Weak INFER skill: Not identifying which side is the hypotenuse correctly, or not recognizing that legs should be used for base and height.

Students might assume the first two sides given (\(2\sqrt{2}\) and \(6\sqrt{2}\)) are base and height without checking if this makes sense geometrically. Some might try to use the hypotenuse \(\sqrt{80}\) as either the base or height, leading to incorrect area calculations. This leads to confusion and potentially selecting any of the wrong answer choices.

Second Most Common Error:

Poor SIMPLIFY execution: Making arithmetic errors when multiplying the radicals.

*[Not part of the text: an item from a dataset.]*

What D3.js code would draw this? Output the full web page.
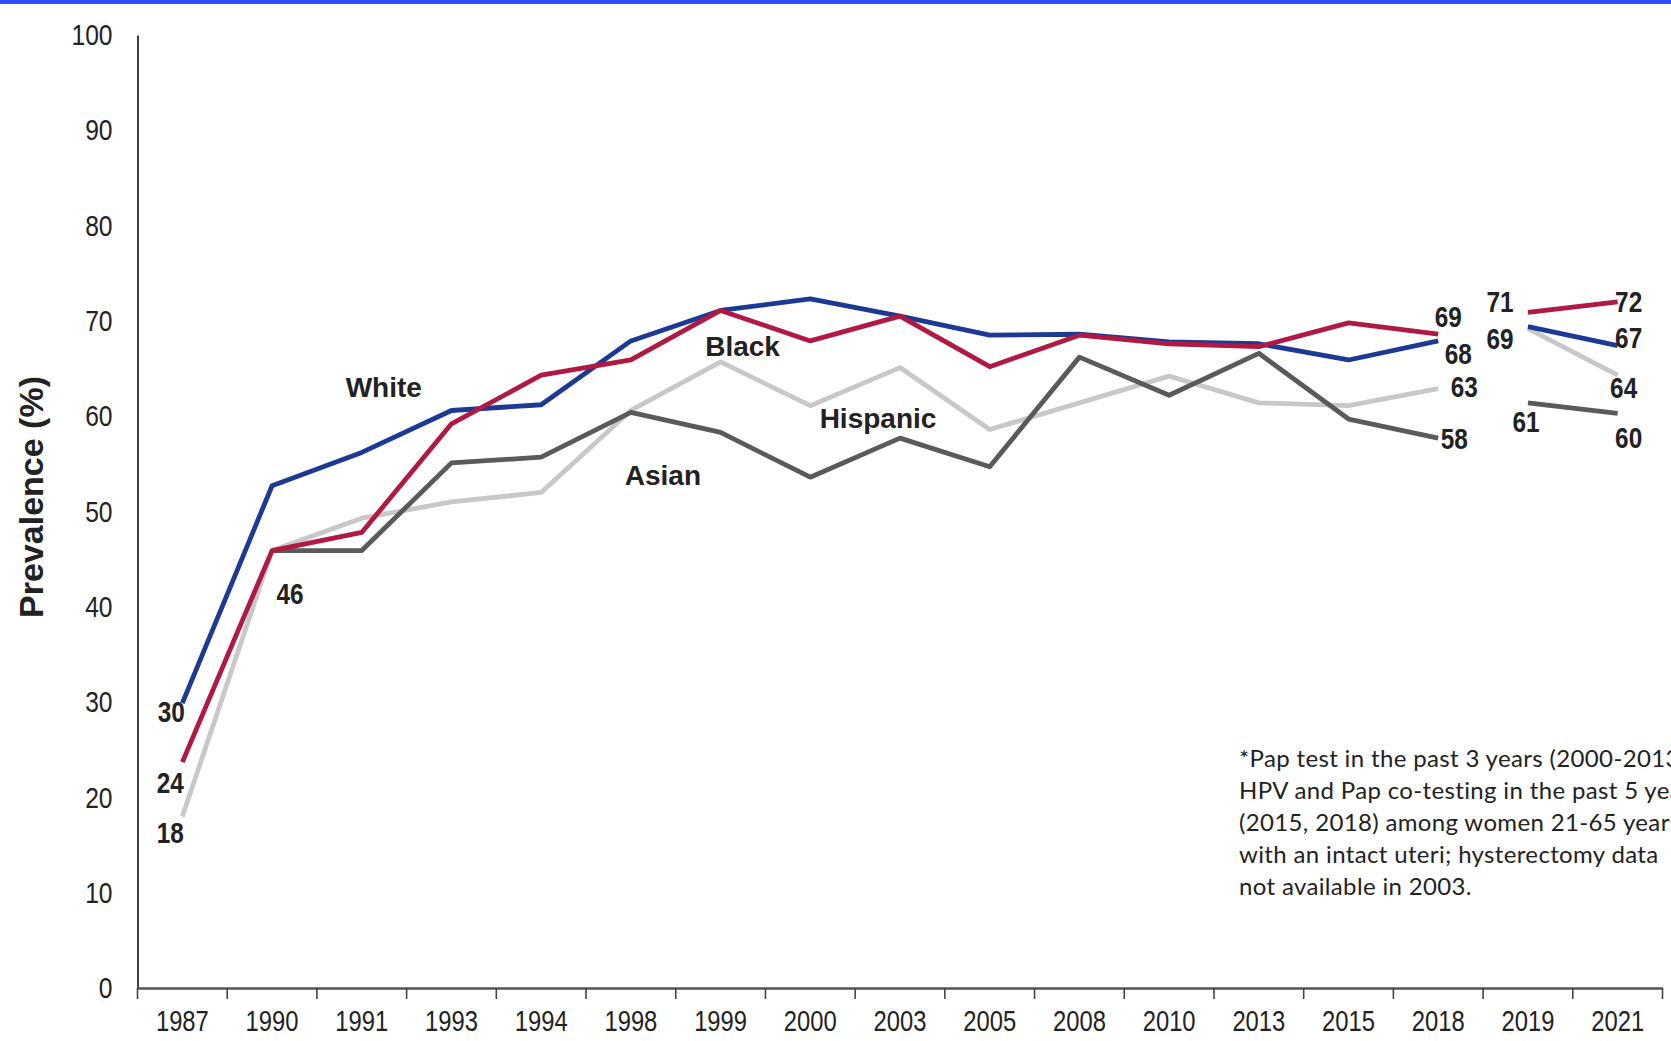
<!DOCTYPE html>
<html>
<head>
<meta charset="utf-8">
<script src="https://cdn.jsdelivr.net/npm/d3@7"></script>
<style>
body { margin: 0; background: #fff; overflow: hidden; }
svg { display: block; }
</style>
</head>
<body>
<svg id="chart" width="1671" height="1041"></svg>
<script>
var years = ["1987", "1990", "1991", "1993", "1994", "1998", "1999", "2000", "2003",
	"2005", "2008", "2010", "2013", "2015", "2018", "2019", "2021"];
var white    = [29.9, 52.7, 56.2, 60.6, 61.2, 67.9, 71.1, 72.3, 70.5, 68.5, 68.6, 67.8, 67.6, 65.9, 67.9, 69.4, 67.4];
var black    = [23.7, 45.9, 47.8, 59.2, 64.3, 65.9, 71.1, 67.9, 70.5, 65.2, 68.5, 67.6, 67.3, 69.8, 68.6, 70.9, 72.0];
var hispanic = [18.0, 45.9, 49.3, 51.0, 52.0, 60.6, 65.7, 61.1, 65.1, 58.6, 61.4, 64.2, 61.4, 61.1, 62.9, 69.2, 64.3];
var asian    = [null, 45.9, 45.9, 55.1, 55.7, 60.4, 58.3, 53.6, 57.7, 54.7, 66.2, 62.2, 66.6, 59.7, 57.7, 61.4, 60.3];
var yTicks = [0, 10, 20, 30, 40, 50, 60, 70, 80, 90, 100];
var breakAfter = "2018";

// labelled points: series, year, offset of the number
var valueLabels = [
	["white", "1987", -11, 9], ["black", "1987", -12, 20], ["hispanic", "1987", -12, 16],
	["asian", "1990", 18, 43],
	["black", "2018", 10, -18], ["white", "2018", 20, 13], ["hispanic", "2018", 26, -2], ["asian", "2018", 16, 0],
	["black", "2019", -28, -11], ["white", "2019", -28, 12], ["asian", "2019", -2, 19],
	["black", "2021", 11, 0], ["white", "2021", 11, -8], ["hispanic", "2021", 6, 12], ["asian", "2021", 11, 24]
];
var seriesNames = [
	["white", "White", "1991", 22, -65],
	["black", "Black", "1999", 22, 36],
	["hispanic", "Hispanic", "2003", -22, 50],
	["asian", "Asian", "1998", 32, 63]
];
var footnote = [
	"*Pap test in the past 3 years (2000-2013) or",
	"HPV and Pap co-testing in the past 5 years",
	"(2015, 2018) among women 21-65 years",
	"with an intact uteri; hysterectomy data",
	"not available in 2003."
];

(function () {
	var series = {
		white: {values: white, color: "#1c3a94"},
		black: {values: black, color: "#b01a42"},
		hispanic: {values: hispanic, color: "#c8c8c8"},
		asian: {values: asian, color: "#5a5a5a"}
	};
	var drawOrder = ["hispanic", "asian", "white", "black"];

	var svg = d3.select("#chart");
	var mLeft = 137.5, mRight = 1662.5, mTop = 35, mBottom = 988;
	var narrow = "'Liberation Sans', Arial, sans-serif";

	var x = d3.scaleBand().domain(years).range([mLeft, mRight]);
	var y = d3.scaleLinear().domain([0, 100]).range([mBottom, mTop]);
	var cx = function (yr) { return x(yr) + x.bandwidth() / 2; };

	// squeeze text like Arial Narrow
	function squeeze(sel, k) {
		sel.each(function () {
			var len = this.getComputedTextLength();
			d3.select(this).attr("textLength", len * k).attr("lengthAdjust", "spacingAndGlyphs");
		});
	}

	svg.append("rect")
		.attr("x", 0).attr("y", 0)
		.attr("width", 1671).attr("height", 4)
		.attr("fill", "#2c4ef4");

	// y axis
	var yAxis = svg.append("g")
		.attr("transform", "translate(" + mLeft + ",0)")
		.call(d3.axisLeft(y).tickValues(yTicks).tickSize(0).tickPadding(25));
	yAxis.select(".domain").attr("stroke", "#111").attr("stroke-width", 1.6);
	yAxis.selectAll("text")
		.style("font-family", narrow)
		.style("font-size", "30px")
		.attr("fill", "#222")
		.call(squeeze, 0.82);

	// x axis, ticks on the category boundaries
	var xAxis = svg.append("g")
		.attr("transform", "translate(0," + mBottom + ")")
		.call(d3.axisBottom(x).tickSize(0).tickPadding(22));
	xAxis.select(".domain").attr("stroke", "#555").attr("stroke-width", 2.6);
	xAxis.selectAll("text")
		.style("font-family", narrow)
		.style("font-size", "29px")
		.attr("fill", "#222")
		.call(squeeze, 0.82);
	xAxis.selectAll(".bound")
		.data(years.concat(["end"]))
		.enter().append("line")
		.attr("class", "bound")
		.attr("x1", function (d) { return d === "end" ? mRight : x(d); })
		.attr("x2", function (d) { return d === "end" ? mRight : x(d); })
		.attr("y1", 0).attr("y2", 11)
		.attr("stroke", "#444").attr("stroke-width", 1.6);

	// y title
	svg.append("text")
		.attr("transform", "translate(43,497) rotate(-90)")
		.attr("text-anchor", "middle")
		.style("font-family", "'Liberation Sans', Arial, sans-serif")
		.style("font-size", "34px")
		.style("font-weight", "bold")
		.attr("fill", "#222")
		.text("Prevalence (%)");

	// lines, broken between 2018 and 2019
	var line = d3.line()
		.defined(function (d) { return d.v != null; })
		.x(function (d) { return cx(d.year); })
		.y(function (d) { return y(d.v); });
	var cut = years.indexOf(breakAfter) + 1;

	drawOrder.forEach(function (key) {
		var s = series[key];
		var pts = years.map(function (yr, i) { return {year: yr, v: s.values[i]}; });
		[pts.slice(0, cut), pts.slice(cut)].forEach(function (seg) {
			svg.append("path")
				.datum(seg)
				.attr("d", line)
				.attr("fill", "none")
				.attr("stroke", s.color)
				.attr("stroke-width", 4.8)
				.attr("stroke-linejoin", "round");
		});
	});

	function valueOf(key, yr) { return series[key].values[years.indexOf(yr)]; }

	svg.selectAll(".val")
		.data(valueLabels)
		.enter().append("text")
		.attr("class", "val")
		.attr("x", function (d) { return cx(d[1]) + d[2]; })
		.attr("y", function (d) { return y(valueOf(d[0], d[1])) + d[3]; })
		.attr("dy", "0.36em")
		.attr("text-anchor", "middle")
		.style("font-family", narrow)
		.style("font-size", "29px")
		.style("font-weight", "bold")
		.attr("fill", "#222")
		.text(function (d) { return d3.format(".0f")(valueOf(d[0], d[1])); })
		.call(squeeze, 0.84);

	svg.selectAll(".name")
		.data(seriesNames)
		.enter().append("text")
		.attr("class", "name")
		.attr("x", function (d) { return cx(d[2]) + d[3]; })
		.attr("y", function (d) { return y(valueOf(d[0], d[2])) + d[4]; })
		.attr("dy", "0.36em")
		.attr("text-anchor", "middle")
		.style("font-family", "'Liberation Sans', Arial, sans-serif")
		.style("font-size", "28px")
		.style("font-weight", "bold")
		.attr("fill", "#222")
		.text(function (d) { return d[1]; });

	svg.append("g")
		.selectAll("text")
		.data(footnote)
		.enter().append("text")
		.attr("x", 1239)
		.attr("y", function (d, i) { return 767 + i * 32; })
		.style("font-family", "Lato, 'Open Sans', sans-serif")
		.style("font-size", "24px")
		.style("letter-spacing", "0.35px")
		.attr("fill", "#222")
		.text(function (d) { return d; });
})();
</script>
</body>
</html>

Students might incorrectly calculate \((2\sqrt{2})(6\sqrt{2})\), perhaps computing \(\sqrt{2} \times \sqrt{2} = \sqrt{4}\) as just \(\sqrt{4}\) instead of 2, or making errors with the coefficients. They might get something like \(6\sqrt{4}\) and leave it unsimplified, or incorrectly simplify it to get a wrong numerical answer. This may lead them to select Choice A (\(8\sqrt{2} + \sqrt{80}\)) if they're trying to combine terms incorrectly.

The Bottom Line:

This problem tests whether students can identify the structure of a right triangle (which side is which) and then execute the area calculation correctly. The key insight is recognizing that in a right triangle, you use the perpendicular legs for the area formula, not the hypotenuse.